If you’ve recently installed interactive kiosks in your business or organisation, you may be thinking about security. Hackers look for easy targets, so taking steps to protect your kiosks will significantly decrease their risk of being hacked.
But how do you do that? Our guide explains how to protect interactive kiosks from hackers.
Block USB access
If a hacker can insert a USB stick, the potential exists for them to upload malware onto the kiosk.
If you want to protect your kiosk from a USB attack, it’s absolutely vital to block access to its USB ports so it’s impossible for a USB stick to be inserted.
Get rid of that keyboard
Many kiosks employ touchscreen keyboards which only allow use of certain keys, limiting the actions a user can take. However, kiosks that require users to input a lot of information (a job application kiosk, for example) often employ a physical keyboard for ease of use.
Physical keyboards give the user many more options and open up the possibility for hackers to lay waste to the operating system. Again, if any of a kiosk’s USB ports are exposed, a hacker may be able to plug in a physical keyboard, so make sure they’re blocked.
Without access to a physical keyboard, a hacker’s ability to enter system shortcuts will be severely limited – as long as your touchscreen keyboard doesn’t include modifier keys like Ctrl and Alt.
If it’s absolutely necessary for you to have a physical keyboard, make sure you use kiosk lockdown software to block system shortcuts.
Keep the web browser under control
If your kiosks use a web browser to display content, a hacker could potentially view websites other than those you intended, or gain access to the file system.
Control the content that can be displayed on your kiosk by restricting the web browser to a whitelist. A whitelist will allow you to control exactly which URLs are accessible from your kiosk. You can also filter websites by using kiosk lockdown software, or through a proxy.
Use a watchdog
If a hacker finds a way to crash your kiosk application, they may gain access to your desktop.
To defend against this, use kiosk lockdown software that employs a ‘watchdog’ service.
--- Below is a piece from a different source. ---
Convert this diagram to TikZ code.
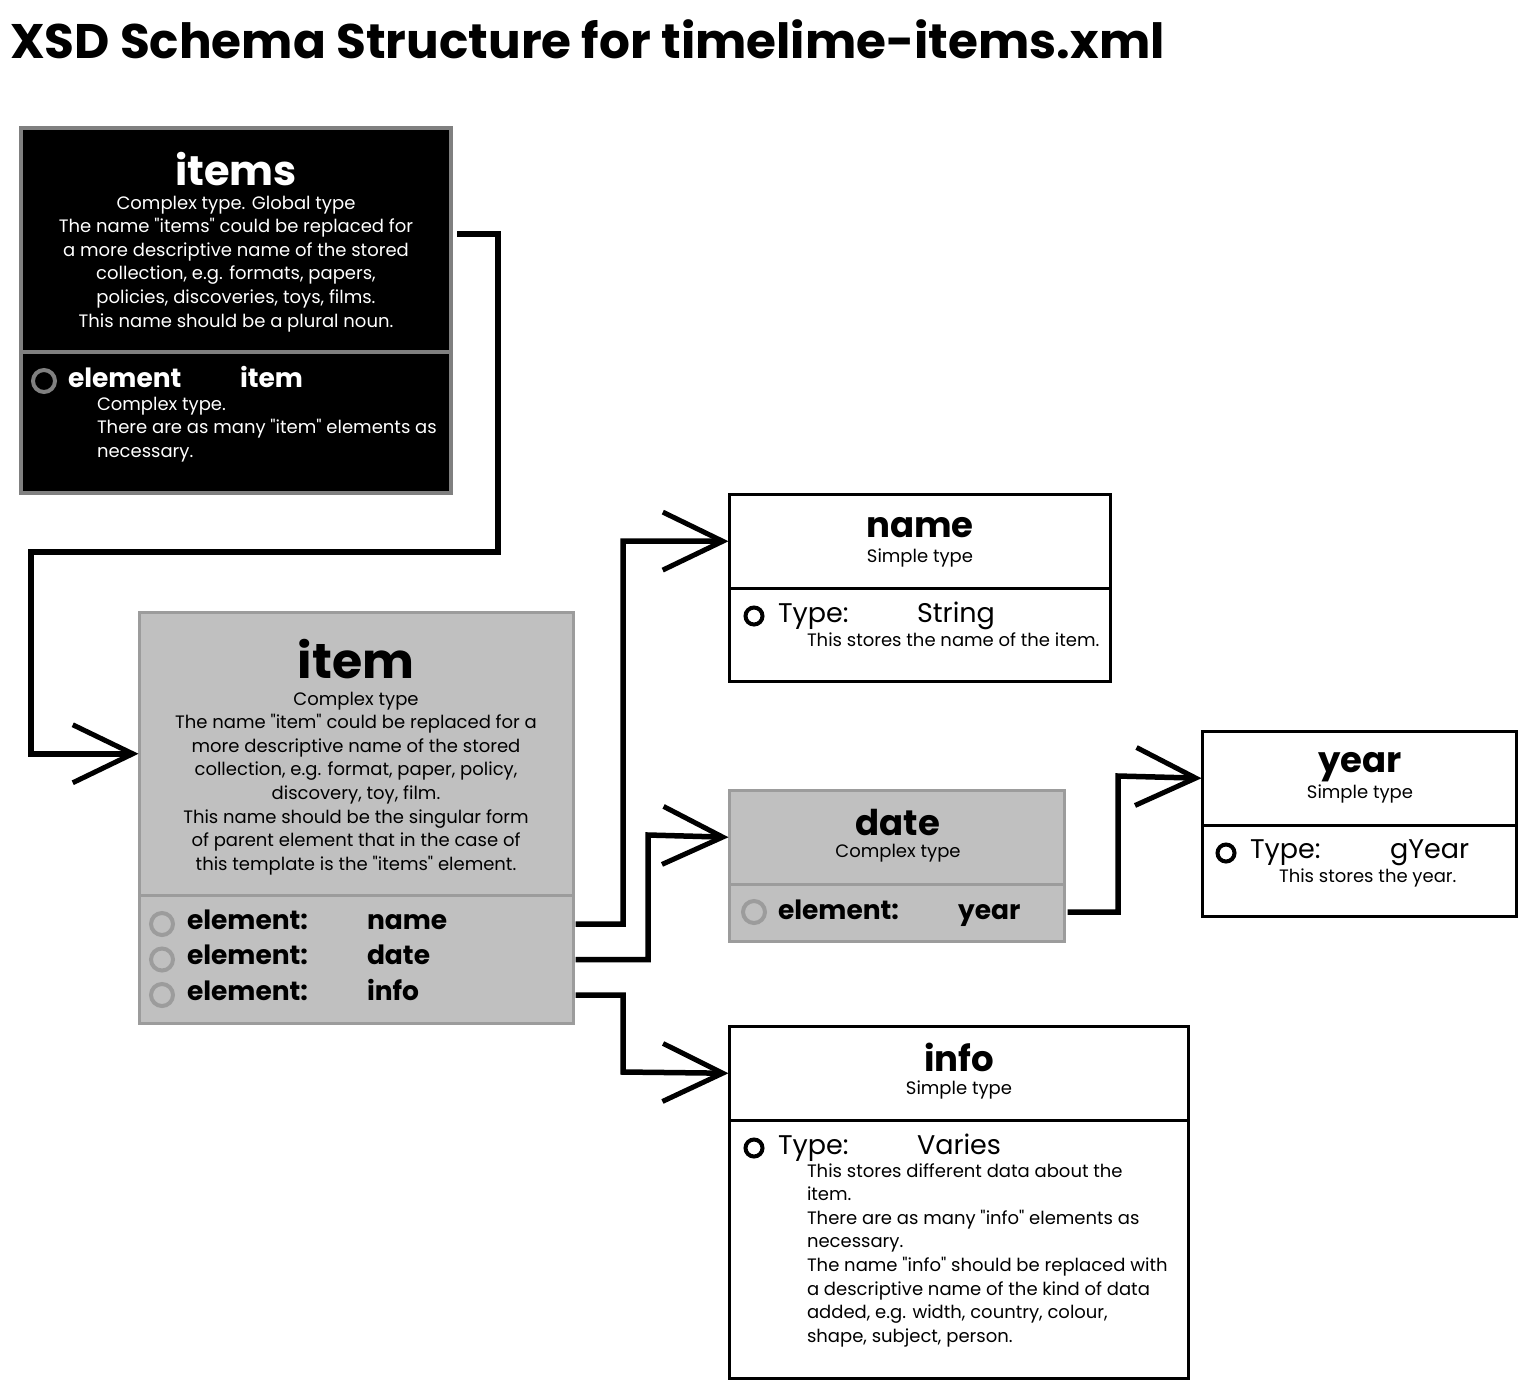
\documentclass[tikz,border=0pt]{standalone}
\usepackage{fontspec}
\setmainfont{Poppins}
\usetikzlibrary{arrows.meta,calc}
\definecolor{panelgray}{HTML}{C0C0C0}
\definecolor{edgegray}{HTML}{9C9C9C}
\definecolor{darkedge}{HTML}{808080}
\newcommand{\fsz}[2]{\fontsize{#1}{#2}\selectfont}
\newcommand{\qq}{\textquotedbl}
\begin{document}
\begin{tikzpicture}[x=1pt,y=-1pt,
  part/.style={rectangle, inner sep=0, outer sep=0, anchor=north west},
  blackpart/.style={part, fill=black, draw=darkedge, line width=4pt},
  greypart/.style={part, fill=panelgray, draw=edgegray, line width=3pt},
  whitepart/.style={part, fill=white, draw=black, line width=3pt},
  txt/.style={inner sep=0, outer sep=0},
  bigtitle/.style={txt, anchor=base, font=\fsz{41.5}{50}\bfseries},
  subtitle/.style={txt, anchor=base, font=\fsz{35.5}{40}\bfseries},
  desc/.style={txt, font=\fsz{18}{23.6}},
  elemrow/.style={txt, anchor=base west, font=\fsz{26.5}{30}\bfseries},
  typerow/.style={txt, anchor=base west, font=\fsz{27}{30}},
  bullet/.style={circle, inner sep=0, minimum size=17pt, line width=4pt},
  greybullet/.style={circle, inner sep=0, minimum size=22pt, line width=4pt},
  conn/.style={line width=5.5pt, line join=miter,
    -{Straight Barb[length=60pt,width=58pt,line width=5pt]}, shorten >=1pt},
]
\useasboundingbox (0,0) rectangle (1528,1393);
\fill[white] (0,0) rectangle (1528,1393);

% heading
\node[txt, anchor=base west, font=\fsz{48.5}{60}\bfseries] (heading) at (10,58)
  {XSD Schema Structure for timelime-items.xml};

% ---------- items ----------
\node[blackpart, minimum width=430pt, minimum height=224pt] (itemshead) at (21,128) {};
\node[blackpart, minimum width=430pt, minimum height=141pt] (itemsbody) at (21,352) {};
\node[bigtitle, text=white] (itemsname) at (236,185) {items};
% multi-line nodes: the base anchor sits on the last line
\node[desc, text=white, anchor=base, align=center] (itemsdesc) at (236,327)
  {Complex type. Global type\\
   The name \qq items\qq{} could be replaced for\\
   a more descriptive name of the stored\\
   collection, e.g. formats, papers,\\
   policies, discoveries, toys, films.\\
   This name should be a plural noun.};
\node[greybullet, draw=darkedge] (itemsdot) at (44,381) {};
\node[elemrow, text=white] (itemsel) at (68,387) {element};
\node[elemrow, text=white] (itemsref) at (240,387) {item};
\node[desc, text=white, anchor=base west, align=left] (itemseldesc) at (97,457.2)
  {Complex type.\\
   There are as many \qq item\qq{} elements as\\
   necessary.};

% ---------- item ----------
\node[greypart, minimum width=434pt, minimum height=282.5pt] (itemhead) at (139.5,612.5) {};
\node[greypart, minimum width=434pt, minimum height=128.5pt] (itembody) at (139.5,895) {};
\node[bigtitle, font=\fsz{49}{60}\bfseries] (itemname) at (356,678) {item};
\node[desc, anchor=base, align=center] (itemdesc) at (356,870.2)
  {Complex type\\
   The name \qq item\qq{} could be replaced for a\\
   more descriptive name of the stored\\
   collection, e.g. format, paper, policy,\\
   discovery, toy, film.\\
   This name should be the singular form\\
   of parent element that in the case of\\
   this template is the \qq items\qq{} element.};
\foreach \k/\yy/\ref in {1/929/name, 2/964.5/date, 3/1000/info} {
  \node[greybullet, draw=edgegray] (itemdot\k) at (162,\yy-5) {};
  \node[elemrow] (itemel\k) at (187,\yy) {element:};
  \node[elemrow] (itemref\k) at (367,\yy) {\ref};
}

% ---------- name ----------
\node[whitepart, minimum width=381pt, minimum height=93.5pt] (namehead) at (729.5,494.5) {};
\node[whitepart, minimum width=381pt, minimum height=93.5pt] (namebody) at (729.5,588) {};
\node[subtitle] (nametitle) at (920,537) {name};
\node[desc, anchor=base] (namekind) at (920,562) {Simple type};
\node[bullet, draw=black] (namedot) at (754,616) {};
\node[typerow] (nametype) at (778,622) {Type:};
\node[typerow] (nameval) at (917,622) {String};
\node[desc, anchor=base west] (namedesc) at (807,646) {This stores the name of the item.};

% ---------- date ----------
\node[greypart, minimum width=335pt, minimum height=93.5pt] (datehead) at (729.5,790.5) {};
\node[greypart, minimum width=335pt, minimum height=57.5pt] (datebody) at (729.5,884) {};
\node[subtitle] (datetitle) at (898,835) {date};
\node[desc, anchor=base] (datekind) at (898,857) {Complex type};
\node[greybullet, draw=edgegray] (datedot) at (754,912) {};
\node[elemrow] (dateel) at (778,919) {element:};
\node[elemrow] (dateref) at (958,919) {year};

% ---------- year ----------
\node[whitepart, minimum width=314pt, minimum height=93.5pt] (yearhead) at (1202.5,731.5) {};
\node[whitepart, minimum width=314pt, minimum height=91.5pt] (yearbody) at (1202.5,825) {};
\node[subtitle] (yeartitle) at (1360,772) {year};
\node[desc, anchor=base] (yearkind) at (1360,798) {Simple type};
\node[bullet, draw=black] (yeardot) at (1226,853) {};
\node[typerow] (yeartype) at (1250,858) {Type:};
\node[typerow] (yearval) at (1390,858) {gYear};
\node[desc, anchor=base west] (yeardesc) at (1279,882) {This stores the year.};

% ---------- info ----------
\node[whitepart, minimum width=459pt, minimum height=93.5pt] (infohead) at (729.5,1026.5) {};
\node[whitepart, minimum width=459pt, minimum height=258.5pt] (infobody) at (729.5,1120) {};
\node[subtitle] (infotitle) at (959,1071) {info};
\node[desc, anchor=base] (infokind) at (959,1094) {Simple type};
\node[bullet, draw=black] (infodot) at (754,1148) {};
\node[typerow] (infotype) at (778,1154) {Type:};
\node[typerow] (infoval) at (917,1154) {Varies};
\node[desc, anchor=base west, align=left] (infodesc) at (807,1342.2)
  {This stores different data about the\\
   item.\\
   There are as many \qq info\qq{} elements as\\
   necessary.\\
   The name \qq info\qq{} should be replaced with\\
   a descriptive name of the kind of data\\
   added, e.g. width, country, colour,\\
   shape, subject, person.};

% ---------- connectors ----------
\draw[conn] ($(itemshead.east |- 0,234)+(6,0)$) -- ++(41,0) |- (31,552)
  |- (itemhead.west);
\draw[conn] ($(itembody.east |- itemdot1)+(2,0)$) -| (623,541) -- (namehead.west);
\draw[conn] ($(itembody.east |- itemdot2)+(2,0)$) -| (648,835) -- (datehead.west);
\draw[conn] ($(itembody.east |- itemdot3)+(2,0)$) -| (623,1072) -- (infohead.west);
\draw[conn] ($(datebody.east |- datedot)+(3,0)$) -| (1118,776) -- (yearhead.west);
\end{tikzpicture}
\end{document}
The watchdog will make sure the kiosk application runs continuously, and restart the application if it crashes.
Prevent additional applications from launching
Launching applications other than those you intend users to access provides the potential for hackers to gain elevated access to the file system. For example, if a user clicks on an email link it may launch a default email application. This in turn could enable the user to browse the file system through email attachments.
To protect your kiosks from a launch like this, employ a background watchdog process to monitor popups and automatically close them if they’re not on your approved whitelist. Again, this can be achieved by using kiosk lockdown software.
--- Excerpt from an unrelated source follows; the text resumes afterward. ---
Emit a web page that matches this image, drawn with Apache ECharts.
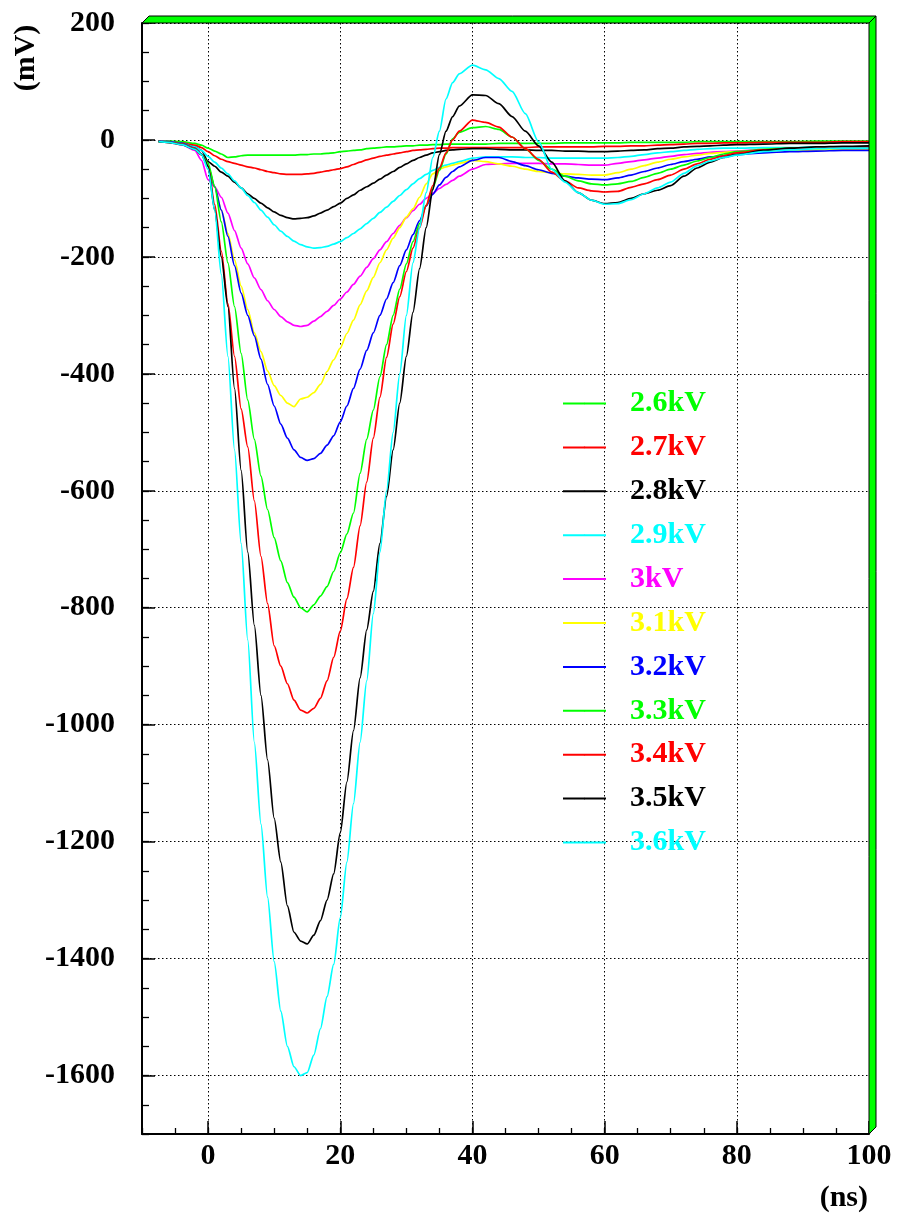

How to protect interactive kiosks from hackers: a summary
There are some basic steps you can take to make things much more difficult for hackers. Block access to your USB ports, use a touchscreen keyboard rather than a physical one and employ decent kiosk lockdown software with a watchdog service.
Whilst no method is completely foolproof, these steps should significantly reduce the risk of your kiosk application being hacked.